- **GIVEN PROBLEM**
Write out the entire listing below exactly, with the pictures left out.

- **SOURCE EXCERPT**
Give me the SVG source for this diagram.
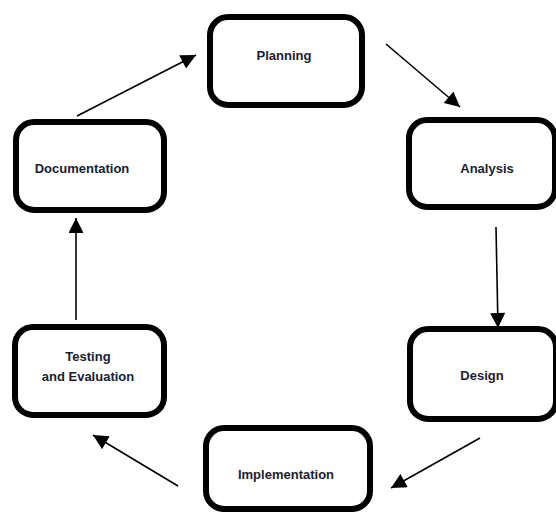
<svg xmlns="http://www.w3.org/2000/svg" width="556" height="514" viewBox="0 0 556 514">
<style>
.box{fill:#fff;stroke:#000;stroke-width:6}
.lbl{font-family:"Liberation Sans",Arial,sans-serif;font-weight:bold;font-size:13px;fill:#1c1c30;text-anchor:middle;dominant-baseline:central}
.conn{stroke:#000;stroke-width:1.6;fill:none;marker-end:url(#ah)}
</style>
<defs>
<marker id="ah" viewBox="0 0 10 10" refX="10" refY="5" markerUnits="userSpaceOnUse" markerWidth="16" markerHeight="15" orient="auto">
<path d="M0,0 L10,5 L0,10 z" fill="#000"/>
</marker>
</defs>
<rect width="556" height="514" fill="#fff"/>
<g id="connectors">
<line class="conn" x1="386" y1="44" x2="460" y2="107"/>
<line class="conn" x1="496" y1="227" x2="498" y2="328"/>
<line class="conn" x1="480" y1="438" x2="391" y2="488"/>
<line class="conn" x1="178" y1="486" x2="93" y2="435"/>
<line class="conn" x1="76" y1="320" x2="76" y2="218"/>
<line class="conn" x1="77" y1="116" x2="196" y2="55"/>
</g>
<g id="planning">
<rect class="box" x="210" y="17" width="152" height="88" rx="18"/>
<text class="lbl" x="284" y="55">Planning</text>
</g>
<g id="analysis">
<rect class="box" x="409" y="120" width="146" height="87" rx="18"/>
<text class="lbl" x="487" y="168">Analysis</text>
</g>
<g id="design">
<rect class="box" x="410" y="329" width="146" height="90" rx="18"/>
<text class="lbl" x="482" y="375">Design</text>
</g>
<g id="implementation">
<rect class="box" x="206" y="428" width="164" height="81" rx="18"/>
<text class="lbl" x="286" y="474">Implementation</text>
</g>
<g id="testing">
<rect class="box" x="15" y="327" width="149" height="88" rx="18"/>
<text class="lbl" x="88" y="356">Testing</text>
<text class="lbl" x="88" y="376">and Evaluation</text>
</g>
<g id="documentation">
<rect class="box" x="16" y="122" width="148" height="88" rx="18"/>
<text class="lbl" x="82" y="168">Documentation</text>
</g>
</svg>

- **RESULT**
Give me the SVG source for this diagram.
<svg xmlns="http://www.w3.org/2000/svg" width="556" height="514" viewBox="0 0 556 514">
<style>
.box{fill:#fff;stroke:#000;stroke-width:6}
.lbl{font-family:"Liberation Sans",Arial,sans-serif;font-weight:bold;font-size:13px;fill:#1c1c30;text-anchor:middle;dominant-baseline:central}
.conn{stroke:#000;stroke-width:1.6;fill:none;marker-end:url(#ah)}
</style>
<defs>
<marker id="ah" viewBox="0 0 10 10" refX="10" refY="5" markerUnits="userSpaceOnUse" markerWidth="16" markerHeight="15" orient="auto">
<path d="M0,0 L10,5 L0,10 z" fill="#000"/>
</marker>
</defs>
<rect width="556" height="514" fill="#fff"/>
<g id="connectors">
<line class="conn" x1="386" y1="44" x2="460" y2="107"/>
<line class="conn" x1="496" y1="227" x2="498" y2="328"/>
<line class="conn" x1="480" y1="438" x2="391" y2="488"/>
<line class="conn" x1="178" y1="486" x2="93" y2="435"/>
<line class="conn" x1="76" y1="320" x2="76" y2="218"/>
<line class="conn" x1="77" y1="116" x2="196" y2="55"/>
</g>
<g id="planning">
<rect class="box" x="210" y="17" width="152" height="88" rx="18"/>
<text class="lbl" x="284" y="55">Planning</text>
</g>
<g id="analysis">
<rect class="box" x="409" y="120" width="146" height="87" rx="18"/>
<text class="lbl" x="487" y="168">Analysis</text>
</g>
<g id="design">
<rect class="box" x="410" y="329" width="146" height="90" rx="18"/>
<text class="lbl" x="482" y="375">Design</text>
</g>
<g id="implementation">
<rect class="box" x="206" y="428" width="164" height="81" rx="18"/>
<text class="lbl" x="286" y="474">Implementation</text>
</g>
<g id="testing">
<rect class="box" x="15" y="327" width="149" height="88" rx="18"/>
<text class="lbl" x="88" y="356">Testing</text>
<text class="lbl" x="88" y="376">and Evaluation</text>
</g>
<g id="documentation">
<rect class="box" x="16" y="122" width="148" height="88" rx="18"/>
<text class="lbl" x="82" y="168">Documentation</text>
</g>
</svg>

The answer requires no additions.